Il principe, con estrema prontezza, fece in tempo ad aggrapparsi ad uno dei tanti relitti che, ormai, disseminavano l’intera area di mare dov’erano avvenuti i due naufragi. Con sua grande sorpresa si accorse che tra quei resti c’erano anche quelli della barca di Akhmed, facilmente identificabili perché tutti dipinti con un vivace colore rosso.
Senza alcuna esitazione s’immerse immediatamente nel disperato tentativo di trovare e salvare il fratello dalle profondità del mare. Amir, nonostante avesse da poco compiuto vent’anni, aveva ancora un aspetto filiforme e, all’apparenza, non sembrava un ragazzo sano e forte. In quella occasione lo aiutarono la sua notevole esperienza nelle immersioni in mare aperto e il fatto che, nel punto del naufragio, il fondale non fosse particolarmente profondo.
Dopo alcuni tentativi infruttuosi riuscì ad individuare la massiccia figura del fratello che, adagiato sul fondo del mare, sembrava apparentemente senza vita.
Con preoccupazione sempre più crescente gli afferrò subito le spalle e provò a riportarlo in superficie nel minor tempo possibile.
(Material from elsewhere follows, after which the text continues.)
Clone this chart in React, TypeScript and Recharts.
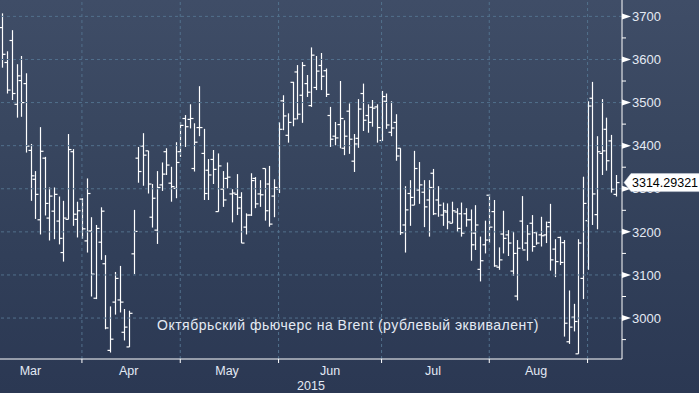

Durante la difficile risalita la sua attenzione fu attratta da uno strano luccichio. Gli sembrò di intravvedere, a pochi metri di distanza e semi sepolto nella sabbia, un oggetto di metallo di colore rosso intenso, ma non ebbe il tempo per afferrarlo e portarlo via con sé.
La vita di Akhmed era in pericolo e non c’era altro tempo da perdere. Promise a sé stesso che, un giorno, sarebbe ritornato per recuperare quello strano oggetto.
Miracolosamente, entrambi i fratelli riuscirono a risalire in superficie e quando Amir girò lo sguardo in direzione del lontano porto di Astagatt vide l’enorme sagoma del vascello Neptune che, a tutta velocità, stava sopraggiungendo sul luogo del naufragio. In un attimo i marinai più coraggiosi si tuffarono in mare e, con l’aiuto di alcune corde e di una scala, riuscirono a riportare a bordo i due fratelli.
Il medico si occupò immediatamente di Akhmed, le cui condizioni sembravano assolutamente disperate, considerato che era rimasto a lungo sott’acqua, senza ossigeno.
Praticò la respirazione bocca a bocca ed il massaggio cardiaco per diversi minuti, apparentemente senza ottenere alcun risultato concreto. Amir lo abbracciò forte come se fosse stata l’ultima volta e, commosso per la tragica perdita, gli sussurrò all’orecchio: “ È colpa mia… è colpa mia fratello… perdonami ”.
Colpito dall’attaccamento e dall’amore fraterno del principe, il dottore volle fare un ultimo ed estremo tentativo. Lo girò delicatamente su di un lato e lo colpì ripetutamente alla schiena, all’altezza dei polmoni, con dei poderosi schiaffi.
Akhmed, come se fosse stato morso da una tarantola, iniziò a dimenarsi convulsamente e cominciò a sputare acqua di mare, così tanta da poterne riempire un secchio intero. Amir, immobile, strabuzzò gli occhi e fissò quell’incredibile scena. Come per magia il suo amato fratellino era ritornato dall’aldilà e, senza alcuna vergogna, scoppiò in un pianto liberatorio.
Ben presto la gioia s’impossesso dell’intero equipaggio che si lasciò andare in canti e balli frenetici.
Il capitano di vascello Abdul-Lateef, di solito sempre impeccabile nella sua uniforme bianca, si unì alla ciurma ed iniziò a danzare e abbracciare chiunque gli capitasse vicino. Era ben consapevole di aver evitato una sicura fucilazione. Adesso, probabilmente, lo attendevano una promozione, con relativa medaglia, e un consistente premio in denaro.